Tuesday, July 27, 2010

In Theaters: "Inception"

With Inception, Christopher Nolan has taken the resources and budget of a major studio summer blockbuster, and utilized them to make a complex, challenging, thoughtful, thrilling, and ultimately rewarding film—to basically do everything you’re not supposed to do in a big-budget summer movie. But he did it, and in response, audiences have come out in droves. It’s a massive hit. There ought to be dancing in the streets when this happens.

In fact, audiences appear to be cottoning to the picture for exactly the reasons that most audience-testing, 80s-movie-remaking studio execs would fear it—because of its intricacy. Inception is brainy and breathlessly complicated; it requires attention and engagement, unlike most big summer movies, which might as well be background.

I went into it knowing next to nothing about the story, and if you haven’t seen it yet, I recommend you do the same. Suffice it to say that it is about dreams, and the penetration of them, and that’s about all you need to know. It’s aesthetically pristine—handsome, moody, and slick—and filled with jaw-dropping special effects. But they’re always at the service of the story, while simultaneously imbued with a prankster’s sense of play. “Look what I can do,” Nolan seems to be giggling, as he creates worlds and rewrites the rules of physics before our very eyes (and even personifies that thrill, in the person of the Ellen Page character).

It’s an intellectual movie, but it’s no airless exercise—the kinetic foot-chase and shoot-out after Leonardo DiCaprio first meets Tom Hardy (unrecognizable from Bronson) is a bruiser, and Nolan sustains, throughout the entire second act, the kind of jagged, hard-boiled tension that made that opening scene of The Dark Knight so memorable. There’s not a weak performance in the movie (though some of the actors are certainly underutilized—why even bother getting Michael Caine for a role this insubstantial?) but it’s not really an actor’s movie anyway. It is a director’s film, and Nolan’s beginning to amass the kind of filmography that Scorsese or even Hitchcock did—his pictures are simultaneously smart, enjoyable, and impeccably assembled.

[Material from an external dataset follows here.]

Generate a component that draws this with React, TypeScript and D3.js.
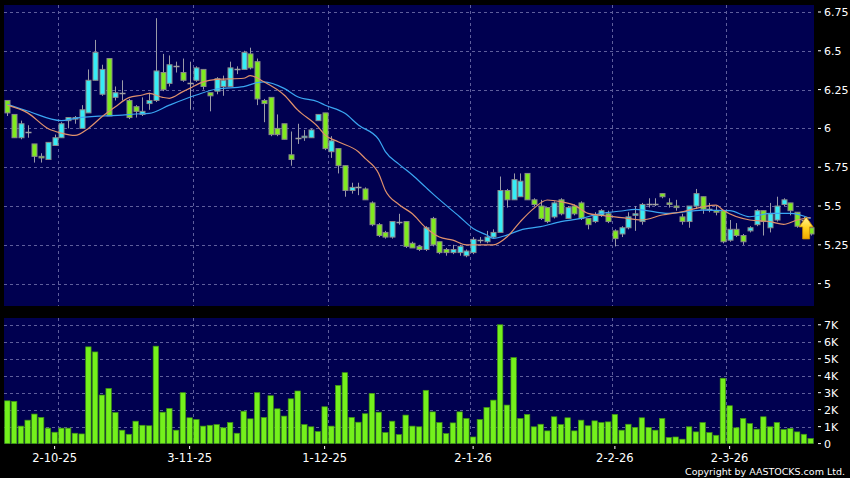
import React from 'react';
import * as d3 from 'd3';

const W = 850;
const H = 478;

// ---- Candles (index 0..119) ----
const opens = [
  6.18, 6.09, 5.94, 5.98, 5.90, 5.82, 5.80, 5.89, 5.94, 6.05,
  6.06, 6.00, 6.10, 6.31, 6.22, 6.45, 6.20, 6.23, 6.18, 6.14,
  6.09, 6.16, 6.18, 6.36, 6.29, 6.40, 6.36, 6.29, 6.31, 6.38,
  6.23, 6.24, 6.27, 6.27, 6.38, 6.38, 6.48, 6.43, 6.18, 6.20,
  6.00, 6.03, 5.83, 5.94, 5.94, 5.94, 6.05, 6.10, 5.85, 5.87,
  5.76, 5.60, 5.62, 5.61, 5.52, 5.38, 5.33, 5.30, 5.40, 5.40,
  5.26, 5.24, 5.22, 5.42, 5.27, 5.22, 5.20, 5.20, 5.18, 5.20,
  5.28, 5.27, 5.30, 5.33, 5.60, 5.54, 5.56, 5.71, 5.54, 5.50,
  5.49, 5.43, 5.54, 5.42, 5.50, 5.52, 5.42, 5.40, 5.44, 5.45,
  5.34, 5.32, 5.36, 5.44, 5.40, 5.51, 5.51, 5.58, 5.52, 5.50,
  5.43, 5.40, 5.50, 5.56, 5.48, 5.47, 5.47, 5.28, 5.35, 5.31,
  5.34, 5.38, 5.47, 5.36, 5.41, 5.51, 5.52, 5.46, 5.41, 5.36,
];
const highs = [
  6.18, 6.09, 6.05, 6.02, 5.90, 5.84, 5.91, 5.96, 6.04, 6.07,
  6.08, 6.15, 6.38, 6.57, 6.41, 6.45, 6.27, 6.31, 6.19, 6.15,
  6.20, 6.23, 6.71, 6.48, 6.47, 6.43, 6.45, 6.43, 6.40, 6.38,
  6.23, 6.33, 6.34, 6.43, 6.40, 6.50, 6.52, 6.45, 6.19, 6.20,
  6.09, 6.03, 5.98, 6.03, 5.99, 6.00, 6.09, 6.10, 5.95, 5.87,
  5.76, 5.65, 5.65, 5.62, 5.53, 5.39, 5.34, 5.40, 5.45, 5.40,
  5.27, 5.25, 5.37, 5.43, 5.27, 5.23, 5.25, 5.25, 5.22, 5.30,
  5.30, 5.34, 5.35, 5.69, 5.61, 5.71, 5.71, 5.71, 5.55, 5.54,
  5.49, 5.53, 5.55, 5.50, 5.51, 5.53, 5.42, 5.46, 5.48, 5.47,
  5.35, 5.37, 5.46, 5.50, 5.52, 5.55, 5.55, 5.58, 5.55, 5.54,
  5.45, 5.50, 5.61, 5.56, 5.52, 5.50, 5.47, 5.41, 5.39, 5.32,
  5.37, 5.48, 5.47, 5.52, 5.56, 5.55, 5.52, 5.46, 5.43, 5.36,
];
const lows = [
  6.08, 5.94, 5.93, 5.94, 5.78, 5.78, 5.80, 5.89, 5.94, 6.00,
  6.03, 6.00, 6.10, 6.31, 6.21, 6.08, 6.18, 6.18, 6.06, 6.07,
  6.08, 6.12, 6.17, 6.24, 6.27, 6.36, 6.30, 6.12, 6.30, 6.25,
  6.11, 6.22, 6.21, 6.27, 6.35, 6.38, 6.38, 6.15, 6.04, 5.95,
  5.95, 5.93, 5.76, 5.90, 5.92, 5.94, 6.05, 5.86, 5.81, 5.71,
  5.56, 5.58, 5.57, 5.54, 5.37, 5.30, 5.29, 5.29, 5.38, 5.23,
  5.23, 5.21, 5.21, 5.24, 5.19, 5.18, 5.19, 5.18, 5.17, 5.19,
  5.26, 5.26, 5.29, 5.33, 5.49, 5.54, 5.56, 5.54, 5.50, 5.41,
  5.39, 5.42, 5.44, 5.42, 5.44, 5.41, 5.35, 5.39, 5.43, 5.39,
  5.24, 5.30, 5.35, 5.34, 5.38, 5.49, 5.50, 5.55, 5.49, 5.47,
  5.38, 5.36, 5.48, 5.45, 5.46, 5.44, 5.26, 5.27, 5.30, 5.25,
  5.33, 5.37, 5.31, 5.33, 5.40, 5.50, 5.44, 5.36, 5.36, 5.31,
];
const closes = [
  6.10, 5.94, 6.03, 5.98, 5.82, 5.81, 5.91, 5.94, 6.03, 6.07,
  6.07, 6.12, 6.31, 6.49, 6.38, 6.08, 6.23, 6.23, 6.07, 6.11,
  6.11, 6.18, 6.37, 6.25, 6.41, 6.40, 6.31, 6.29, 6.39, 6.27,
  6.21, 6.32, 6.31, 6.39, 6.38, 6.49, 6.39, 6.19, 6.16, 5.96,
  5.96, 5.93, 5.80, 5.94, 5.95, 5.99, 6.09, 5.87, 5.92, 5.76,
  5.60, 5.62, 5.62, 5.54, 5.38, 5.31, 5.30, 5.40, 5.40, 5.24,
  5.23, 5.22, 5.36, 5.25, 5.20, 5.20, 5.22, 5.24, 5.21, 5.285,
  5.28, 5.30, 5.33, 5.60, 5.54, 5.67, 5.66, 5.54, 5.51, 5.42,
  5.40, 5.52, 5.45, 5.49, 5.45, 5.42, 5.38, 5.44, 5.47, 5.40,
  5.29, 5.36, 5.43, 5.45, 5.51, 5.51, 5.51, 5.56, 5.51, 5.49,
  5.40, 5.50, 5.58, 5.48, 5.48, 5.46, 5.27, 5.35, 5.31, 5.27,
  5.36, 5.47, 5.40, 5.45, 5.50, 5.54, 5.47, 5.37, 5.41, 5.32,
];

// ---- Volume (thousands of shares) ----
const volumesK = [
  2.52, 2.49, 1.03, 1.38, 1.74, 1.54, 0.91, 0.67, 0.91, 0.91,
  0.61, 0.57, 5.70, 5.40, 2.86, 3.25, 1.83, 0.79, 0.55, 1.32,
  1.08, 1.05, 5.74, 1.85, 2.07, 0.79, 3.00, 1.52, 1.42, 1.03,
  1.08, 1.12, 0.93, 1.24, 0.61, 1.91, 1.46, 3.00, 1.54, 2.82,
  2.05, 1.62, 2.64, 3.10, 1.12, 0.99, 0.71, 2.17, 1.03, 3.43,
  4.18, 1.54, 1.26, 1.76, 2.96, 1.85, 0.65, 1.32, 0.53, 1.68,
  1.03, 0.99, 3.14, 1.87, 1.24, 0.59, 1.22, 1.87, 1.48, 0.39,
  1.42, 2.13, 2.56, 7.00, 2.27, 5.07, 1.48, 1.72, 0.99, 1.14,
  0.75, 1.58, 1.12, 1.52, 0.75, 1.38, 1.05, 1.34, 1.24, 1.28,
  1.72, 0.79, 1.14, 0.95, 1.52, 0.95, 0.79, 1.48, 0.36, 0.39,
  0.26, 0.99, 0.69, 1.24, 0.65, 0.49, 3.85, 2.23, 0.93, 1.48,
  1.18, 0.85, 1.58, 0.99, 1.24, 0.83, 0.89, 0.69, 0.55, 0.30,
];

// ---- Moving averages, read at sample days ----
const maShortIdx = [0, 3, 6, 8, 10, 12, 14, 16, 18, 20, 21, 23, 24, 26, 27, 29, 31, 35, 36, 38, 41, 43, 46, 47, 49, 52, 53, 55, 56, 58, 60, 62, 64, 66, 68, 72, 74, 76, 78, 80, 82, 84, 86, 88, 91, 94, 97, 100, 103, 105, 106, 110, 113, 115, 117, 119];
const maShortVal = [6.15, 6.10, 6.00, 5.97, 5.955, 6.00, 6.075, 6.14, 6.198, 6.215, 6.226, 6.20, 6.194, 6.237, 6.258, 6.30, 6.316, 6.323, 6.34, 6.30, 6.215, 6.119, 6.011, 5.96, 5.914, 5.85, 5.807, 5.71, 5.60, 5.51, 5.45, 5.36, 5.30, 5.28, 5.25, 5.25, 5.30, 5.40, 5.485, 5.539, 5.528, 5.506, 5.453, 5.44, 5.425, 5.41, 5.442, 5.463, 5.495, 5.506, 5.474, 5.41, 5.399, 5.382, 5.41, 5.426];
const maLongIdx = [0, 3, 8, 10, 14, 17, 19, 21, 24, 28, 31, 35, 37, 38, 41, 43, 46, 47, 50, 52, 55, 56, 58, 60, 62, 63, 67, 69, 71, 72, 74, 76, 79, 82, 85, 88, 91, 93, 98, 103, 107, 110, 113, 116, 119];
const maLongVal = [6.155, 6.112, 6.05, 6.065, 6.08, 6.086, 6.093, 6.097, 6.15, 6.215, 6.254, 6.269, 6.295, 6.30, 6.258, 6.204, 6.172, 6.151, 6.097, 6.022, 5.93, 5.85, 5.77, 5.70, 5.62, 5.58, 5.431, 5.356, 5.313, 5.292, 5.313, 5.345, 5.367, 5.399, 5.42, 5.453, 5.468, 5.479, 5.453, 5.474, 5.47, 5.431, 5.453, 5.453, 5.42];

// ---- Axes ----
const dateLabels = ['2-10-25', '3-11-25', '1-12-25', '2-1-26', '2-2-26', '2-3-26'];
const dateLabelIdx = [7, 27, 47, 69, 90, 107];
const dateGridIdx = [8, 28, 48, 69, 90, 107];
const priceTicks = [5, 5.25, 5.5, 5.75, 6, 6.25, 6.5, 6.75];
const volTicks = [0, 1, 2, 3, 4, 5, 6, 7];
const lastArrowPrice = 5.43;

const N = closes.length;

const C_UP = '#36ecf6';
const C_DOWN = '#7fea1e';
const C_EDGE = '#8a8a8a';
const BG = '#000050';
const GRID = '#5e5e9c';

export default function App() {
  const plotL = 4, plotR = 814;
  const mainTop = 5, mainBot = 306;
  const volTop = 318, volBot = 444;

  const x = d3.scaleBand<number>().domain(d3.range(N)).range([plotL, plotR]).paddingInner(0).paddingOuter(0);
  const step = x.step();
  const cx = (i: number) => (x(i) as number) + step / 2;

  const y = d3.scaleLinear().domain([4.856, 6.795]).range([mainBot, mainTop]);
  const yv = d3.scaleLinear().domain([0, 7.4]).range([443.6, volTop]);

  const lineShort = d3.line<number>().x((_, k) => cx(maShortIdx[k])).y((v) => y(v)).curve(d3.curveMonotoneX);
  const lineLong = d3.line<number>().x((_, k) => cx(maLongIdx[k])).y((v) => y(v)).curve(d3.curveMonotoneX);

  const font = 'DejaVu Sans, Verdana, sans-serif';

  const ax = (x(N - 1) as number) + step / 2 - 4.5;
  const ay = y(lastArrowPrice);
  const arrowPath = `M${ax},${ay} L${ax + 7},${ay + 10} L${ax + 3.5},${ay + 10} L${ax + 3.5},${ay + 22} L${ax - 3.5},${ay + 22} L${ax - 3.5},${ay + 10} L${ax - 7},${ay + 10} Z`;

  return (
    <svg width={W} height={H} style={{ position: 'absolute', left: 0, top: 0, display: 'block' }} fontFamily={font}>
      <defs>
        <linearGradient id="arrowGrad" x1="0" y1="0" x2="0" y2="1">
          <stop offset="0" stopColor="#fff59a" />
          <stop offset="0.5" stopColor="#ffd21f" />
          <stop offset="1" stopColor="#f0a800" />
        </linearGradient>
      </defs>
      <rect x={0} y={0} width={W} height={H} fill="#000" />
      {/* Main panel */}
      <rect x={plotL} y={mainTop} width={plotR - plotL} height={mainBot - mainTop} fill={BG} />
      {priceTicks.map((p) => (
        <line key={'pg' + p} x1={plotL} x2={plotR} y1={Math.round(y(p)) + 0.5} y2={Math.round(y(p)) + 0.5} stroke={GRID} strokeDasharray="3,3" strokeWidth={1} />
      ))}
      {dateGridIdx.map((i) => (
        <line key={'vg' + i} x1={Math.round(x(i) as number) + 0.5} x2={Math.round(x(i) as number) + 0.5} y1={mainTop} y2={mainBot} stroke={GRID} strokeDasharray="3,3" strokeWidth={1} />
      ))}
      {/* Candles */}
      {closes.map((c, i) => {
        const o = opens[i];
        const xc = Math.round(cx(i)) + 0.5;
        const yO = y(o), yC = y(c);
        const top = Math.min(yO, yC), bot = Math.max(yO, yC);
        const isDoji = bot - top < 1.2;
        const fill = c > o ? C_UP : C_DOWN;
        return (
          <g key={'c' + i}>
            <line x1={xc} x2={xc} y1={y(highs[i])} y2={y(lows[i])} stroke="#9a9aa8" strokeWidth={1} />
            {isDoji ? (
              <line x1={xc - 3} x2={xc + 3} y1={Math.round((yO + yC) / 2) + 0.5} y2={Math.round((yO + yC) / 2) + 0.5} stroke="#a0a0a0" strokeWidth={1.5} />
            ) : (
              <rect x={xc - 2.5} y={top} width={5} height={bot - top} fill={fill} stroke={C_EDGE} strokeWidth={1} />
            )}
          </g>
        );
      })}
      <path d={lineLong(maLongVal) || ''} fill="none" stroke="#3aa6f2" strokeWidth={1.2} />
      <path d={lineShort(maShortVal) || ''} fill="none" stroke="#e0916c" strokeWidth={1.2} />
      <path d={arrowPath} fill="url(#arrowGrad)" stroke="#c98a00" strokeWidth={0.8} />
      {/* Price axis */}
      {priceTicks.map((p) => (
        <g key={'pt' + p}>
          <line x1={818} x2={821} y1={y(p)} y2={y(p)} stroke="#fff" strokeWidth={1} />
          <text x={824} y={y(p)} dy="0.36em" fill="#fff" fontSize={11}>{String(p)}</text>
        </g>
      ))}

      {/* Volume panel */}
      <rect x={plotL} y={volTop} width={plotR - plotL} height={volBot - volTop} fill={BG} />
      {volTicks.slice(1).map((v) => (
        <line key={'vgl' + v} x1={plotL} x2={plotR} y1={Math.round(yv(v)) + 0.5} y2={Math.round(yv(v)) + 0.5} stroke={GRID} strokeDasharray="3,3" strokeWidth={1} />
      ))}
      {dateGridIdx.map((i) => (
        <line key={'vvg' + i} x1={Math.round(x(i) as number) + 0.5} x2={Math.round(x(i) as number) + 0.5} y1={volTop} y2={volBot} stroke={GRID} strokeDasharray="3,3" strokeWidth={1} />
      ))}
      {volumesK.map((v, i) => (
        <rect key={'v' + i} x={cx(i) - 2.7} y={yv(v)} width={5.4} height={yv(0) - yv(v)} fill="#74f01c" stroke="#3f9412" strokeWidth={0.7} />
      ))}
      {volTicks.map((v) => (
        <g key={'vt' + v}>
          <line x1={818} x2={821} y1={yv(v)} y2={yv(v)} stroke="#fff" strokeWidth={1} />
          <text x={824} y={yv(v)} dy="0.36em" fill="#fff" fontSize={11}>{v === 0 ? '0' : v + 'K'}</text>
        </g>
      ))}
      {/* Date axis */}
      {dateLabelIdx.map((i, k) => (
        <g key={'d' + i}>
          <line x1={cx(i)} x2={cx(i)} y1={446} y2={449} stroke="#fff" strokeWidth={1} />
          <text x={cx(i)} y={462} textAnchor="middle" fill="#fff" fontSize={11.5}>{dateLabels[k]}</text>
        </g>
      ))}
      <text x={845} y={475} textAnchor="end" fill="#fff" fontSize={9.5}>Copyright by AASTOCKS.com Ltd.</text>
    </svg>
  );
}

Inception opens with a dizzying series of interlocking and unfolding dreams and realities; it knocks the viewer off-balance in full preparation for what’s to come. That sequence is child’s play compared to the intertwining levels of dreams in the knockout climax. There’s an honest-to-God “wow” factor in Inception, not at the tilting streets or the zero-gravity fistfights, but at the sheer ingeniousness of the narrative. Christ, I thought to myself. They’re really doing this. “Downwards is the only way forwards,” one character notes. Indeed.

"Inception" is now playing in wide release, as if you didn't know.